### Requirement:
Transcribe the listing in full, excluding any pictures.

### Data shown:
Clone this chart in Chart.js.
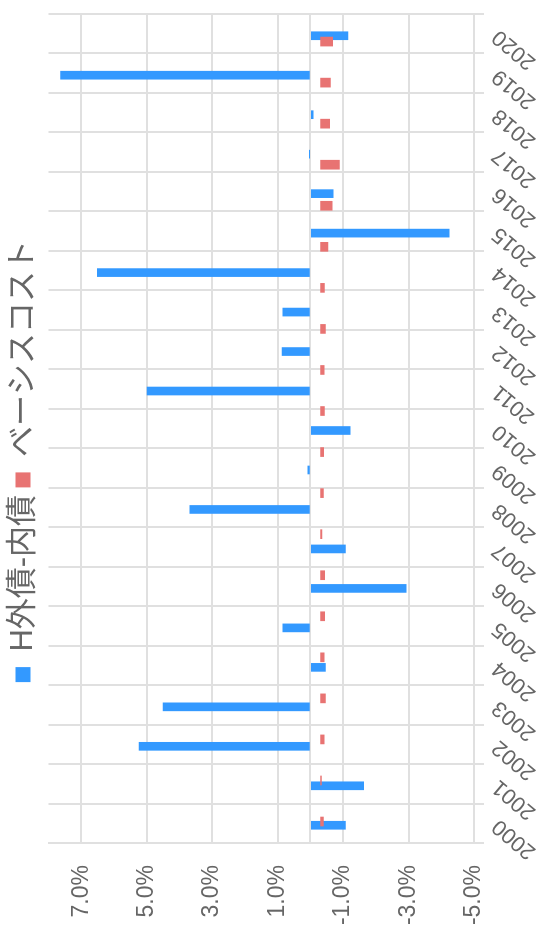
<!DOCTYPE html>
<html>
<head>
<meta charset="utf-8">
<script src="https://cdn.jsdelivr.net/npm/chart.js@4.4.1/dist/chart.umd.min.js"></script>
<style>
html, body { margin: 0; padding: 0; background: #fff; overflow: hidden; }
#wrap { position: absolute; left: 0; top: 0; width: 930px; height: 540px; transform-origin: 0 0; transform: translateY(930px) rotate(-90deg); }
</style>
</head>
<body>
<div id="wrap"><canvas id="chart" width="930" height="540"></canvas></div>
<script>
var years = ['2000', '2001', '2002', '2003', '2004', '2005', '2006', '2007', '2008', '2009', '2010',
             '2011', '2012', '2013', '2014', '2015', '2016', '2017', '2018', '2019', '2020'];
// H外債-内債 (%), 2000 -> 2020
var spread = [-1.07, -1.63, 5.23, 4.50, -0.46, 0.84, -2.93, -1.07, 3.68, 0.08, -1.22,
              4.99, 0.86, 0.84, 6.51, -4.24, -0.70, 0.02, -0.09, 7.63, -1.15];
// ベーシスコスト (%), 20 points
var basisCost = [-0.09, -0.03, -0.11, -0.15, -0.11, -0.13, -0.13, -0.04, -0.09, -0.10,
                 -0.12, -0.11, -0.15, -0.12, -0.23, -0.36, -0.58, -0.28, -0.30, -0.37];
var yTicks = [-5, -3, -1, 1, 3, 5, 7];

Chart.defaults.font.family = "Arial, 'Liberation Sans', 'Noto Sans CJK JP', sans-serif";
Chart.defaults.color = '#666';

var gridColor = '#e0e0e0';

var ctx = document.getElementById('chart').getContext('2d');
var myChart = new Chart(ctx, {
    type: 'bar',
    data: {
        labels: years,
        datasets: [{
            label: 'ベーシスコスト',
            data: basisCost.map(function(v, i) { return {x: i, y: v}; }),
            xAxisID: 'xRed',
            yAxisID: 'yRed',
            backgroundColor: '#e87372',
            barThickness: 9
        }, {
            label: 'H外債-内債',
            data: spread.map(function(v, i) { return {x: i, y: v}; }),
            xAxisID: 'xBlue',
            yAxisID: 'y',
            backgroundColor: '#3399ff',
            barThickness: 8
        }]
    },
    options: {
        responsive: false,
        animation: false,
        devicePixelRatio: 1,
        // legend sits a bit off-centre, right edge of the plot is held by the x axis padding
        layout: { padding: { left: 5, right: -3 } },
        plugins: {
            legend: {
                reverse: true,
                labels: { boxWidth: 15, boxHeight: 15, padding: 7.5, font: { size: 31 }, color: '#666' }
            },
            tooltip: { enabled: false }
        },
        scales: {
            x: {
                type: 'category',
                offset: true,
                grid: { offset: true, color: gridColor, lineWidth: 2, tickLength: 10 },
                border: { color: gridColor, width: 2 },
                ticks: { font: { size: 22 }, minRotation: 50, maxRotation: 50, autoSkip: false },
                afterFit: function(scale) {
                    scale.height = 66;
                    scale.paddingRight = 14;
                }
            },
            xBlue: { type: 'linear', display: false, offset: false, min: -0.348, max: 20.652 },
            xRed: { type: 'linear', display: false, offset: false, min: -0.633, max: 19.562 },
            y: {
                min: -5,
                max: 8,
                border: { color: gridColor, width: 2 },
                grid: {
                    drawTicks: false,
                    lineWidth: 2,
                    color: function(c) {
                        var v = c.tick ? c.tick.value : null;
                        return (yTicks.indexOf(v) >= 0 || v === 0) ? gridColor : 'rgba(0,0,0,0)';
                    }
                },
                ticks: {
                    stepSize: 1,
                    autoSkip: false,
                    padding: 22,
                    font: { size: 23 },
                    callback: function(value) {
                        return yTicks.indexOf(value) >= 0 ? value.toFixed(1) + '%' : '';
                    }
                },
                afterFit: function(scale) { scale.width = 82; }
            },
            yRed: { display: false, min: -4.69, max: 8.31 }
        }
    }
});
</script>
</body>
</html>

### Complete output:
Clone this chart in Chart.js.
<!DOCTYPE html>
<html>
<head>
<meta charset="utf-8">
<script src="https://cdn.jsdelivr.net/npm/chart.js@4.4.1/dist/chart.umd.min.js"></script>
<style>
html, body { margin: 0; padding: 0; background: #fff; overflow: hidden; }
#wrap { position: absolute; left: 0; top: 0; width: 930px; height: 540px; transform-origin: 0 0; transform: translateY(930px) rotate(-90deg); }
</style>
</head>
<body>
<div id="wrap"><canvas id="chart" width="930" height="540"></canvas></div>
<script>
var years = ['2000', '2001', '2002', '2003', '2004', '2005', '2006', '2007', '2008', '2009', '2010',
             '2011', '2012', '2013', '2014', '2015', '2016', '2017', '2018', '2019', '2020'];
// H外債-内債 (%), 2000 -> 2020
var spread = [-1.07, -1.63, 5.23, 4.50, -0.46, 0.84, -2.93, -1.07, 3.68, 0.08, -1.22,
              4.99, 0.86, 0.84, 6.51, -4.24, -0.70, 0.02, -0.09, 7.63, -1.15];
// ベーシスコスト (%), 20 points
var basisCost = [-0.09, -0.03, -0.11, -0.15, -0.11, -0.13, -0.13, -0.04, -0.09, -0.10,
                 -0.12, -0.11, -0.15, -0.12, -0.23, -0.36, -0.58, -0.28, -0.30, -0.37];
var yTicks = [-5, -3, -1, 1, 3, 5, 7];

Chart.defaults.font.family = "Arial, 'Liberation Sans', 'Noto Sans CJK JP', sans-serif";
Chart.defaults.color = '#666';

var gridColor = '#e0e0e0';

var ctx = document.getElementById('chart').getContext('2d');
var myChart = new Chart(ctx, {
    type: 'bar',
    data: {
        labels: years,
        datasets: [{
            label: 'ベーシスコスト',
            data: basisCost.map(function(v, i) { return {x: i, y: v}; }),
            xAxisID: 'xRed',
            yAxisID: 'yRed',
            backgroundColor: '#e87372',
            barThickness: 9
        }, {
            label: 'H外債-内債',
            data: spread.map(function(v, i) { return {x: i, y: v}; }),
            xAxisID: 'xBlue',
            yAxisID: 'y',
            backgroundColor: '#3399ff',
            barThickness: 8
        }]
    },
    options: {
        responsive: false,
        animation: false,
        devicePixelRatio: 1,
        // legend sits a bit off-centre, right edge of the plot is held by the x axis padding
        layout: { padding: { left: 5, right: -3 } },
        plugins: {
            legend: {
                reverse: true,
                labels: { boxWidth: 15, boxHeight: 15, padding: 7.5, font: { size: 31 }, color: '#666' }
            },
            tooltip: { enabled: false }
        },
        scales: {
            x: {
                type: 'category',
                offset: true,
                grid: { offset: true, color: gridColor, lineWidth: 2, tickLength: 10 },
                border: { color: gridColor, width: 2 },
                ticks: { font: { size: 22 }, minRotation: 50, maxRotation: 50, autoSkip: false },
                afterFit: function(scale) {
                    scale.height = 66;
                    scale.paddingRight = 14;
                }
            },
            xBlue: { type: 'linear', display: false, offset: false, min: -0.348, max: 20.652 },
            xRed: { type: 'linear', display: false, offset: false, min: -0.633, max: 19.562 },
            y: {
                min: -5,
                max: 8,
                border: { color: gridColor, width: 2 },
                grid: {
                    drawTicks: false,
                    lineWidth: 2,
                    color: function(c) {
                        var v = c.tick ? c.tick.value : null;
                        return (yTicks.indexOf(v) >= 0 || v === 0) ? gridColor : 'rgba(0,0,0,0)';
                    }
                },
                ticks: {
                    stepSize: 1,
                    autoSkip: false,
                    padding: 22,
                    font: { size: 23 },
                    callback: function(value) {
                        return yTicks.indexOf(value) >= 0 ? value.toFixed(1) + '%' : '';
                    }
                },
                afterFit: function(scale) { scale.width = 82; }
            },
            yRed: { display: false, min: -4.69, max: 8.31 }
        }
    }
});
</script>
</body>
</html>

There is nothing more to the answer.